Cette communication vise à montrer comment les mots pour nommer des objets ou pour représenter une réalité ne sont pas neutres, mais reflètent des tensions entre différentes valeurs, témoignant des rapports sociaux de pouvoir.
À ce titre, les controverses, par la mise en scène de discours en confrontation, constituent un terrain privilégié pour l’observation de ces luttes pour l’imposition de mots (lexique) et de sens aux mots (sémantique) et des valeurs (principes axiologiques) qui sous-tendent ces choix lexicaux et sémantiques.

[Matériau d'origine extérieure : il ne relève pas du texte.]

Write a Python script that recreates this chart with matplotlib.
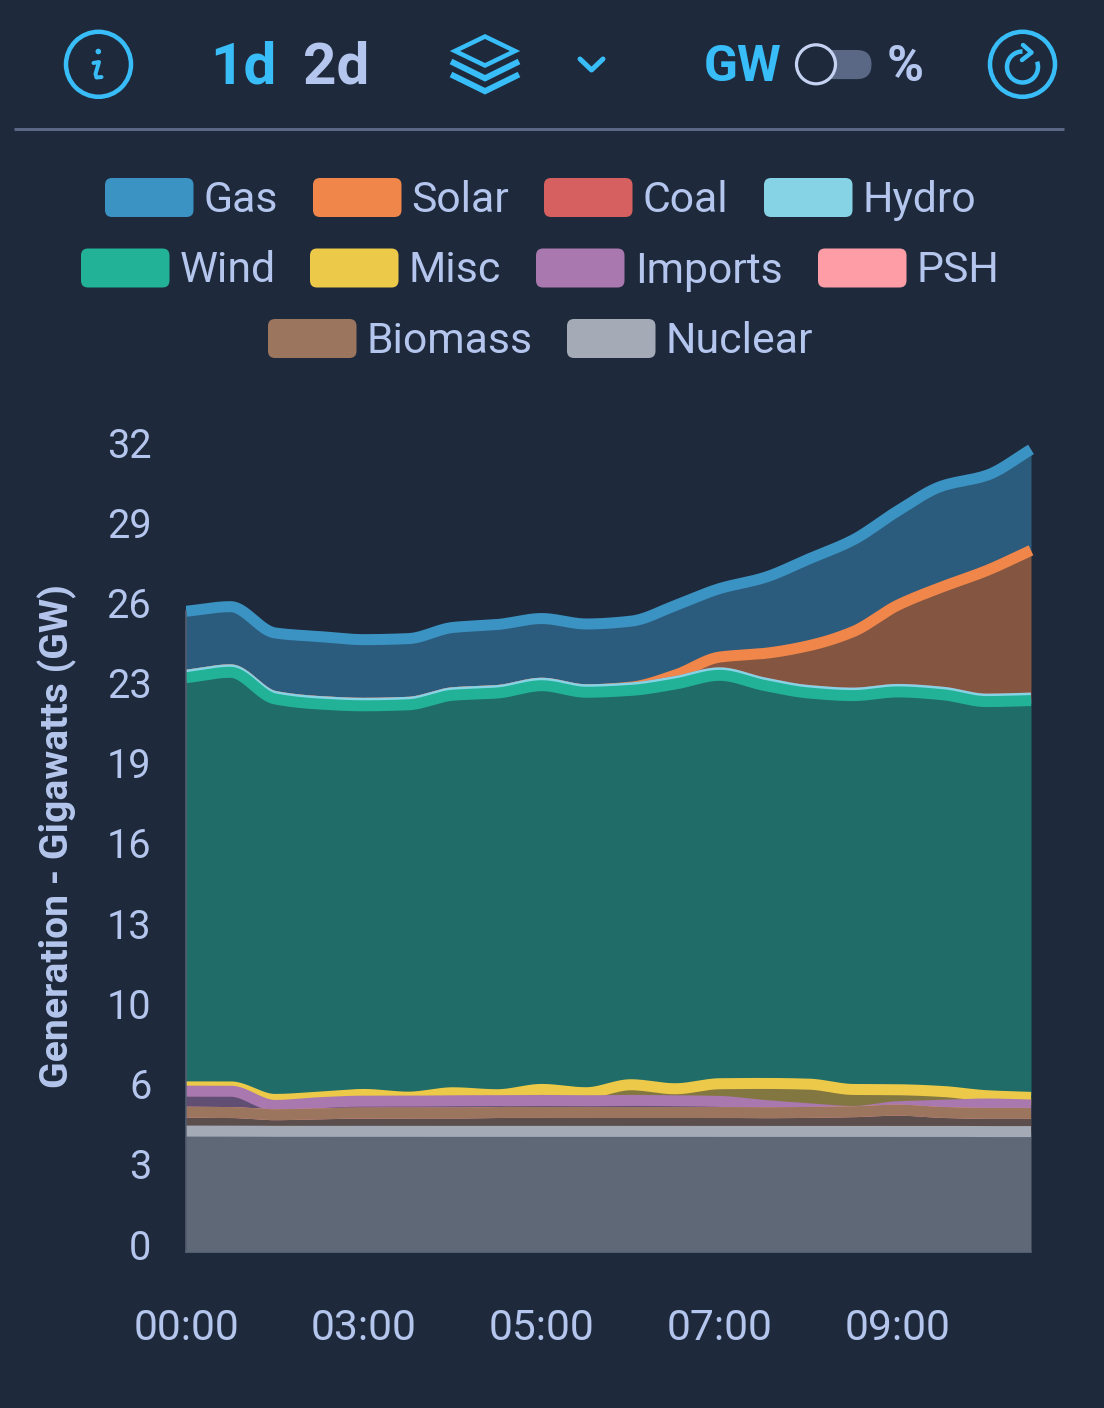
import numpy as np
import matplotlib
matplotlib.use("Agg")
import matplotlib.pyplot as plt
from matplotlib.patches import FancyBboxPatch, Circle, Arc, Polygon
from matplotlib.transforms import Bbox, TransformedBbox, ScaledTranslation

plt.rcParams['font.family'] = ['Roboto', 'DejaVu Sans']

# ---- data (GW per half-step sample) ----
nuclear = [4.90, 4.90, 4.89, 4.89, 4.89, 4.89, 4.89, 4.89, 4.89, 4.89,
           4.89, 4.89, 4.89, 4.89, 4.89, 4.89, 4.89, 4.89, 4.88, 4.88]
biomass = [.766, .754, .673, .713, .737, .737, .737, .766, .766, .766,
           .766, .766, .766, .754, .766, .794, .859, .766, .737, .737]
psh = [0.0] * 20
imports = [.851, .863, .377, .446, .486, .486, .502, .474, .486, .474,
           .486, .474, .446, .296, .150, .012, .138, .284, .381, .340]
misc = [.174, .174, .243, .227, .271, .162, .324, .243, .446, .324,
        .636, .486, .717, .891, .997, .891, .689, .567, .336, .308]
wind = [16.58, 16.80, 16.23, 15.93, 15.75, 15.90, 16.11, 16.28, 16.36, 16.23,
        15.98, 16.40, 16.55, 16.13, 15.85, 15.96, 16.12, 16.08, 15.97, 16.08]
hydro = [.10] * 20
coal = [0.0] * 20
solar = [0, 0, 0, 0, 0, 0, 0, 0, 0, 0,
         .03, .263, .640, 1.195, 1.815, 2.492, 3.412, 4.263, 5.207, 5.989]
gas = [2.593, 2.561, 2.573, 2.634, 2.581, 2.581, 2.646, 2.674, 2.622, 2.666,
       2.674, 2.816, 2.776, 3.071, 3.513, 3.716, 3.821, 4.092, 3.860, 4.090]

stack_order = [("Nuclear", nuclear, "#A4ABB7"), ("Biomass", biomass, "#9C755E"),
               ("PSH", psh, "#FF9DA7"), ("Imports", imports, "#A878AE"),
               ("Misc", misc, "#EDC949"), ("Wind", wind, "#22B297"),
               ("Hydro", hydro, "#85D3E5"), ("Coal", coal, "#D65F5F"),
               ("Solar", solar, "#F0864A"), ("Gas", gas, "#3B93C3")]

legend_rows = [["Gas", "Solar", "Coal", "Hydro"],
               ["Wind", "Misc", "Imports", "PSH"],
               ["Biomass", "Nuclear"]]
x_tick_pos = [0, 4, 8, 12, 16]
x_tick_labels = ["00:00", "03:00", "05:00", "07:00", "09:00"]
y_tick_pos = [0, 3.25, 6.5, 9.75, 13, 16.25, 19.5, 22.75, 26, 29.25, 32.5]
y_tick_labels = ["0", "3", "6", "10", "13", "16", "19", "23", "26", "29", "32"]

BG = "#1E293B"
TXT = "#B5C6EE"
CYAN = "#38BDF8"
GRID = "#5A6785"
W, H = 1104, 1408


def monotone(x, y, xf):
    """Monotone cubic (curveMonotoneX-style) rendering of a line."""
    x, y = np.asarray(x, float), np.asarray(y, float)
    h = np.diff(x)
    s = np.diff(y) / h
    m = np.zeros_like(y)
    for i in range(1, len(y) - 1):
        if s[i - 1] * s[i] > 0:
            m[i] = 2 * s[i - 1] * s[i] / (s[i - 1] + s[i])
    m[0], m[-1] = s[0], s[-1]
    idx = np.clip(np.searchsorted(x, xf, side="right") - 1, 0, len(h) - 1)
    t = (xf - x[idx]) / h[idx]
    return ((2*t**3 - 3*t**2 + 1) * y[idx] + (t**3 - 2*t**2 + t) * h[idx] * m[idx]
            + (-2*t**3 + 3*t**2) * y[idx + 1] + (t**3 - t**2) * h[idx] * m[idx + 1])


fig = plt.figure(figsize=(W / 100, H / 100), dpi=100, facecolor=BG)

# ---- chart ----
L, R, B, T = 186, 1031, 1252, 450
ax = fig.add_axes([L / W, 1 - B / H, (R - L) / W, (B - T) / H], facecolor="none")
xs = np.arange(20)
xf = np.linspace(0, 19, 1521)
cum = np.cumsum([np.asarray(s[1], float) for s in stack_order], axis=0)
px = 1 / 100 * 72  # points per pixel
clip = TransformedBbox(Bbox([[0, -0.01], [1.03, 1.2]]), ax.transAxes)
for k in range(len(stack_order) - 1, -1, -1):
    name, _, col = stack_order[k]
    top = monotone(xs, cum[k], xf)
    low = monotone(xs, cum[k - 1], xf) if k else np.zeros_like(xf)
    ax.fill_between(xf, low, top, color=col, alpha=0.49, lw=0, zorder=2)
    ln, = ax.plot(xf, top, color=col, lw=11 * px, solid_capstyle="butt",
                  solid_joinstyle="round", zorder=3, label=name)
    ln.set_clip_box(clip)
ax.set_xlim(0, 19)
ax.set_ylim(0, 32.5)
for side in ("top", "right"):
    ax.spines[side].set_visible(False)
for side in ("left", "bottom"):
    ax.spines[side].set_color("#5B6478")
    ax.spines[side].set_linewidth(1.5 * px)
    ax.spines[side].set_zorder(4)
ax.spines["left"].set_bounds(0, cum[-1][0])
ax.set_xticks(x_tick_pos, x_tick_labels)
ax.set_yticks(y_tick_pos, y_tick_labels)
ax.tick_params(length=0, colors=TXT)
ax.tick_params(axis="x", pad=40, labelsize=30.7)
ax.tick_params(axis="y", pad=25, labelsize=28.5)
up = ScaledTranslation(0, 8 / 100, fig.dpi_scale_trans)
for t in ax.get_yticklabels():
    t.set_transform(t.get_transform() + up)

# ---- overlay in pixel coordinates ----
ov = fig.add_axes([0, 0, 1, 1], facecolor="none")
ov.set_xlim(0, W)
ov.set_ylim(H, 0)
ov.axis("off")

ov.text(57.5, 836, "Generation - Gigawatts (GW)", rotation=90, color=TXT, fontsize=28.2,
        fontweight="bold", ha="center", va="center")

# legend
colors = {s[0]: s[2] for s in stack_order}
row_y = [197.5, 268, 338.5]
row_x = [[105, 313, 544, 764], [81, 310, 536, 818], [268, 567]]
for names, xrow, y in zip(legend_rows, row_x, row_y):
    for name, x0 in zip(names, xrow):
        ov.add_patch(FancyBboxPatch((x0 + 7, y - 12.5), 74.5, 25,
                                    boxstyle="round,pad=7", lw=0, fc=colors[name]))
        ov.text(x0 + 98.7, y - 1.5, name, color=TXT, fontsize=30.8, ha="left", va="center_baseline")

# toolbar
ov.plot([14, 1064], [129, 129], color=GRID, lw=3 * px, solid_capstyle="butt")
ov.add_patch(Circle((98.5, 64.3), 32.5, fc="none", ec=CYAN, lw=4.5 * px))
ov.add_patch(Circle((98.3, 51.5), 2.8, fc=CYAN, lw=0))
ov.plot([93.5, 99, 95.5, 96.5, 101.5], [63, 62, 74, 77.5, 77], color=CYAN, lw=4 * px,
        solid_capstyle="round", solid_joinstyle="round")
ov.text(210, 84, "1d", color=CYAN, fontsize=42, fontweight="bold", ha="left", va="baseline")
ov.text(303, 84, "2d", color=TXT, fontsize=42, fontweight="bold", ha="left", va="baseline")
ov.add_patch(Polygon([(485, 36.5), (515, 51), (485, 65.5), (455, 51)], closed=True, fc="none",
                     ec=CYAN, lw=4.5 * px, joinstyle="miter"))
ov.plot([451, 485, 519], [61.5, 78.3, 61.5], color=CYAN, lw=6 * px, solid_capstyle="butt", solid_joinstyle="miter")
ov.plot([451, 485, 519], [74.5, 91.2, 74.5], color=CYAN, lw=6 * px, solid_capstyle="butt", solid_joinstyle="miter")
ov.plot([580, 591.5, 603], [59, 70, 59], color=CYAN, lw=5 * px, solid_capstyle="round", solid_joinstyle="round")
ov.text(704, 81, "GW", color=CYAN, fontsize=36, fontweight="bold", ha="left", va="baseline")
ov.add_patch(FancyBboxPatch((812, 50 + 14.5), 45, 0.1, boxstyle="round,pad=14.5", lw=0, fc=GRID))
ov.add_patch(Circle((816, 64.3), 19.5, fc=BG, ec="#C5D2F2", lw=3.2 * px, zorder=5))
ov.text(886.5, 81, "%", color=TXT, fontsize=36, fontweight="bold", ha="left", va="baseline")
ov.add_patch(Circle((1022.5, 64.3), 32.5, fc="none", ec=CYAN, lw=4.5 * px))
ov.add_patch(Arc((1022.5, 67), 31, 31, theta1=-20, theta2=270, angle=0, ec=CYAN, lw=4.5 * px))
ov.plot([1023, 1031.5, 1022], [45, 52.5, 60], color=CYAN, lw=4.5 * px, solid_capstyle="round",
        solid_joinstyle="round")

fig.savefig("out.png", dpi=100, facecolor=BG)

Pour illustrer notre propos, nous nous intéressons à une controverse environnementale autour du projet de l’entreprise canadienne TransCanada de construction d’un oléoduc pour transporter du pétrole qui devait traverser un écosystème marin sensible du fleuve St-Laurent, au Québec. À partir d’un corpus de presse (142 articles et 1 entrevue radio diffusée) allant du 13 novembre 2013, date de l’annonce du projet, jusqu’au 2 avril 2015, date de l’abandon, nous avons identifié 4 répertoires de dénomination (l’entreprise Transacanada, les actions posées par cette dernière, le projet en lui-même et les conséquences du projet).
Ces répertoires permettent de montrer par exemple que l’entreprise Transcanada se réclame être une entreprise de « transport de ressource naturelle » et non une pétrolière ou encore qu’elle n’effectue pas des « travaux » mais des « sondages géophysiques ». Ces stratégies de dénomination s’appuient sur des registres de valeurs (fonctionnel et technique par exemple) qui agissent comme des représentations collectives imposées et voulues comme objectives, nécessaires, rationnelles et universelles.